2o La doctrine dite la doctrine initiale (Shi) s’adresse à ceux qui du Hînayâna entrent dans le Mahâyâna ; ses deux caractères les plus saillants sont le néant (Kou) et la forme (). Sur le premier point (Kou-shi-kyô) la doctrine enseigne que tous les êtres sont irréels, afin de détruire les fausses idées que les partisans du Hînayâna se forgent sur l’existence des Dharmas : elle est exposée dans le Prajñâ-sûtra (Han-nya-kyo), les Trois Çâstras (San-ron) et d’autres livres. Relativement au second point, elle enseigne qu’il faut, pour devenir Bouddha, travailler en même temps, au salut de soi-même et d’autrui ; elle élève de six à huit le nombre des connaissances (Vijñânas), différentes du Hînayâna, et de soixante-quinze à cent le nombre des Dharmas[2]. C’est la doctrine enseignée dans le Saṃdhi-nirmocana-sûtra (Gué-jinmitsou-kyô) et le Yogâcârya-bhûmi-çâstra (Yu-ga-ron), etc…

3o La doctrine finale (Ju), est l’extrémité du Mahâyâna. Elle place la cause première de tous les êtres dans le Tathâgata-garbha « matrice du Tathâgata » (Nyo-raï-rô) ; mais elle ne dit pas que la Bhûta-tathâtâ (nature absolue) reste toujours inactive ; elle proclame que tout homme peut devenir Bouddha et qu’il n’existe pas de division en cinq classes dans la nature humaine (l’idée de l’absolu inactif et de l’existence de cinq classes appartient à la secte Hossô).

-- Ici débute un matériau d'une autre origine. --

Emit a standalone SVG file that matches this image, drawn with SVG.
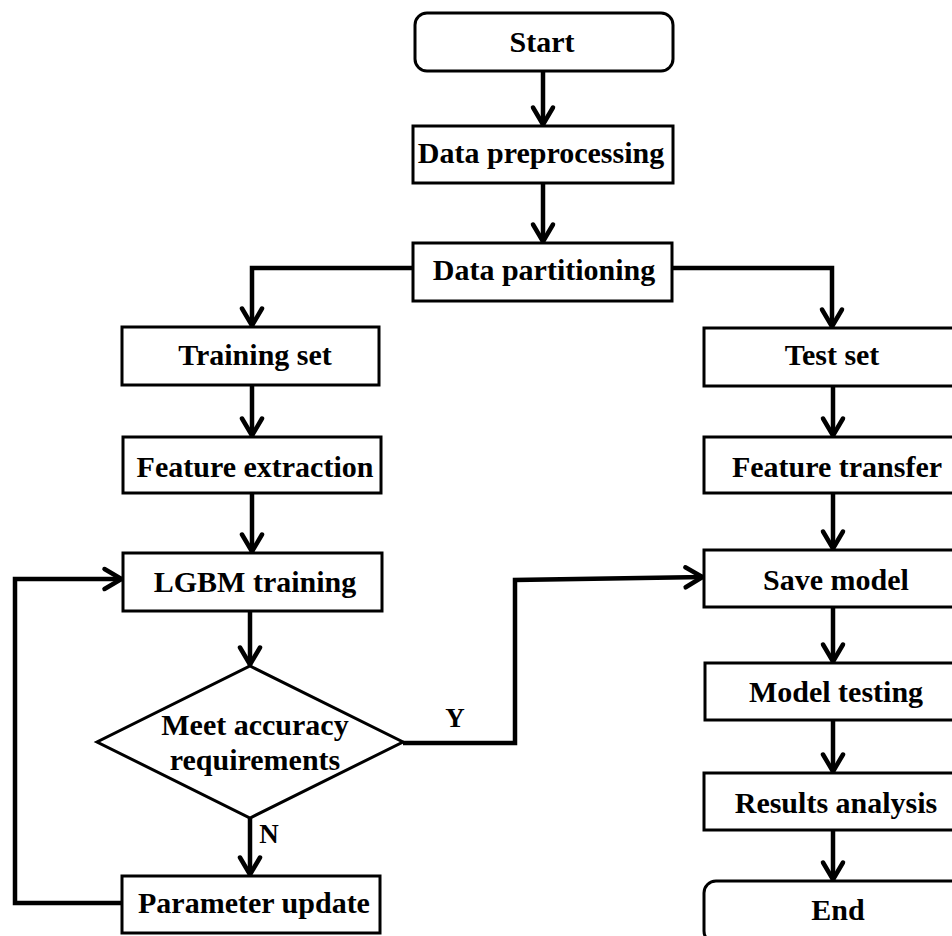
<svg xmlns="http://www.w3.org/2000/svg" width="952" height="936" viewBox="0 0 952 936">
<style>
.box{fill:#fff;stroke:#000;stroke-width:3}
.t{font-family:"Liberation Serif","Times New Roman",serif;font-weight:bold;font-size:30px;fill:#000;text-anchor:middle}
.lbl{font-family:"Liberation Serif","Times New Roman",serif;font-weight:bold;font-size:27px;fill:#000;text-anchor:middle}
.c{fill:none;stroke:#000;stroke-width:4.5;stroke-linejoin:miter}
</style>
<defs>
<marker id="ah" markerUnits="userSpaceOnUse" markerWidth="30" markerHeight="30" viewBox="-22 -15 30 30" refX="1.5" refY="0" orient="auto">
<path d="M-17,-10 L0,0 L-17,10" fill="none" stroke="#000" stroke-width="4.5" stroke-linecap="round"/>
</marker>
</defs>
<rect width="952" height="936" fill="#fff"/>
<g id="connectors">
<path class="c" d="M543,71 V126" marker-end="url(#ah)"/>
<path class="c" d="M543,183 V243" marker-end="url(#ah)"/>
<path class="c" d="M413,268 H252 V327" marker-end="url(#ah)"/>
<path class="c" d="M672,268 H832 V328" marker-end="url(#ah)"/>
<path class="c" d="M252,385 V437" marker-end="url(#ah)"/>
<path class="c" d="M252,493 V553" marker-end="url(#ah)"/>
<path class="c" d="M250,611 V666" marker-end="url(#ah)"/>
<path class="c" d="M250,818 V876" marker-end="url(#ah)"/>
<path class="c" d="M122,903 H15 V579 H123" marker-end="url(#ah)"/>
<path class="c" d="M403,743 H515 V580 L704,577" marker-end="url(#ah)"/>
<path class="c" d="M833,386 V437" marker-end="url(#ah)"/>
<path class="c" d="M833,493 V550" marker-end="url(#ah)"/>
<path class="c" d="M833,607 V663" marker-end="url(#ah)"/>
<path class="c" d="M833,720 V773" marker-end="url(#ah)"/>
<path class="c" d="M833,830 V881" marker-end="url(#ah)"/>
<text class="lbl" x="455" y="727">Y</text>
<text class="lbl" x="269" y="843">N</text>
</g>
<g id="start"><rect class="box" x="415" y="13" width="258" height="58" rx="12"/><text class="t" x="542" y="52">Start</text></g>
<g id="preprocessing"><rect class="box" x="413" y="126" width="260" height="57"/><text class="t" x="541" y="163">Data preprocessing</text></g>
<g id="partitioning"><rect class="box" x="413" y="243" width="259" height="58"/><text class="t" x="544" y="280">Data partitioning</text></g>
<g id="training-set"><rect class="box" x="122" y="327" width="257" height="58"/><text class="t" x="255" y="365">Training set</text></g>
<g id="feature-extraction"><rect class="box" x="123" y="437" width="258" height="56"/><text class="t" x="255" y="477">Feature extraction</text></g>
<g id="lgbm-training"><rect class="box" x="123" y="553" width="259" height="58"/><text class="t" x="255" y="592">LGBM training</text></g>
<g id="accuracy-check"><polygon class="box" points="250,666 403,742 250,818 97,742"/><text class="t" x="255" y="735">Meet accuracy</text><text class="t" x="255" y="770">requirements</text></g>
<g id="parameter-update"><rect class="box" x="122" y="876" width="258" height="57"/><text class="t" x="254" y="913">Parameter update</text></g>
<g id="test-set"><rect class="box" x="704" y="328" width="262" height="58"/><text class="t" x="832" y="365">Test set</text></g>
<g id="feature-transfer"><rect class="box" x="704" y="437" width="262" height="56"/><text class="t" x="837" y="477">Feature transfer</text></g>
<g id="save-model"><rect class="box" x="704" y="550" width="262" height="57"/><text class="t" x="836" y="590">Save model</text></g>
<g id="model-testing"><rect class="box" x="705" y="663" width="262" height="57"/><text class="t" x="836" y="702">Model testing</text></g>
<g id="results-analysis"><rect class="box" x="704" y="773" width="262" height="57"/><text class="t" x="836" y="813">Results analysis</text></g>
<g id="end"><rect class="box" x="704" y="881" width="262" height="62" rx="12"/><text class="t" x="838" y="920">End</text></g>
</svg>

Cette doctrine est expliquée dans les livres suivants : le Lankâ-vatâra-sûtra (Ryôga-kyô) le Mahâyâna-craddhotpâda-câstra (Ki-shinron), etc.

4o La doctrine est la doctrine soudaine (Ton) ; l’idée fondamentale en est simple : qu’un homme ait l’esprit libre de toute idée fausse, à ce moment même et sans transition lente, il devient Bouddha ; mais toute parole est impuissante à préciser la nature de la vérité absolue : aussi ne trouve-t-on dans cette doctrine ni division de rangs, ni forme quelconque d’enseignement. Comme une image apparaît dans un miroir, ainsi l’état de Bouddha se manifeste brusquement dans l’esprit. Depuis fort longtemps on a comparé cette doctrine à celle de la secte contemplative (Zen-shû) fondée par Bodhidharma. Voir le chapitre IX.

5o La doctrine est résumée dans ce mot de doctrine complète (En) ; elle ne se trouve exposée que dans le sûtra de Ké-gon ; elle enseigne comment l’ « unité et la pluralité sont unies l’une à l’autre sans contradiction ni gène. » Quoique la quatrième doctrine soudaine enseigne qu’on devient Bouddha dans une pensée, elle ne connaît pas encore la doctrine non-conditionnée propre à l’état de Bouddha. Cette doctrine se présente sous deux formes : l’une est l’ « unique véhicule spécial » (Betsoukyô-ithi-jô), qui est le sûtra Ké-gon ; l’autre est l’ « unique véhicule semblable » (Dô-kyô-ithi-jô) qui est le Saddharma-punṇḍarîka-sûtra (Hôk-ké-kyo). Ainsi, le nom d’unique véhicule (Ekayâna) est donné également au sûtra Hôk-ké, mais, celui de la doctrine complète est restreint au sûtra Ké-gon seul. Cette doctrine est indispensable pour mettre en évidence toutes les vertus de l’état de Bouddha ; la supprimer, c’est détruire toutes les autres. De même que le cœur se délivre de toutes les passions dès qu’une quelconque d’entre elles en a été arrachée d’une façon absolue, de même dès l’instant qu’on peut accomplir d’une manière parfaite un des exercices nécessaires pour devenir Bouddha, on peut par là même les accomplir tous. Cette doctrine explique aussi que la durée d’une pensée et celle des Kalpas les plus innombrables ne font qu’un ; ainsi pendant la durée d’une pensée on peut franchir les trois Asaṃkhya (kalpas infinis) et devenir Bouddha. Telle est l’esquisse rapide de la doctrine de cette secte.


  1. Le chinois traduit par deux mois (-kô) le terme sanscrit vaipulya.
  2. Voir à ce sujet les chapitres I et IV de cet ouvrage, sur les écoles Kou-cha et Hossô.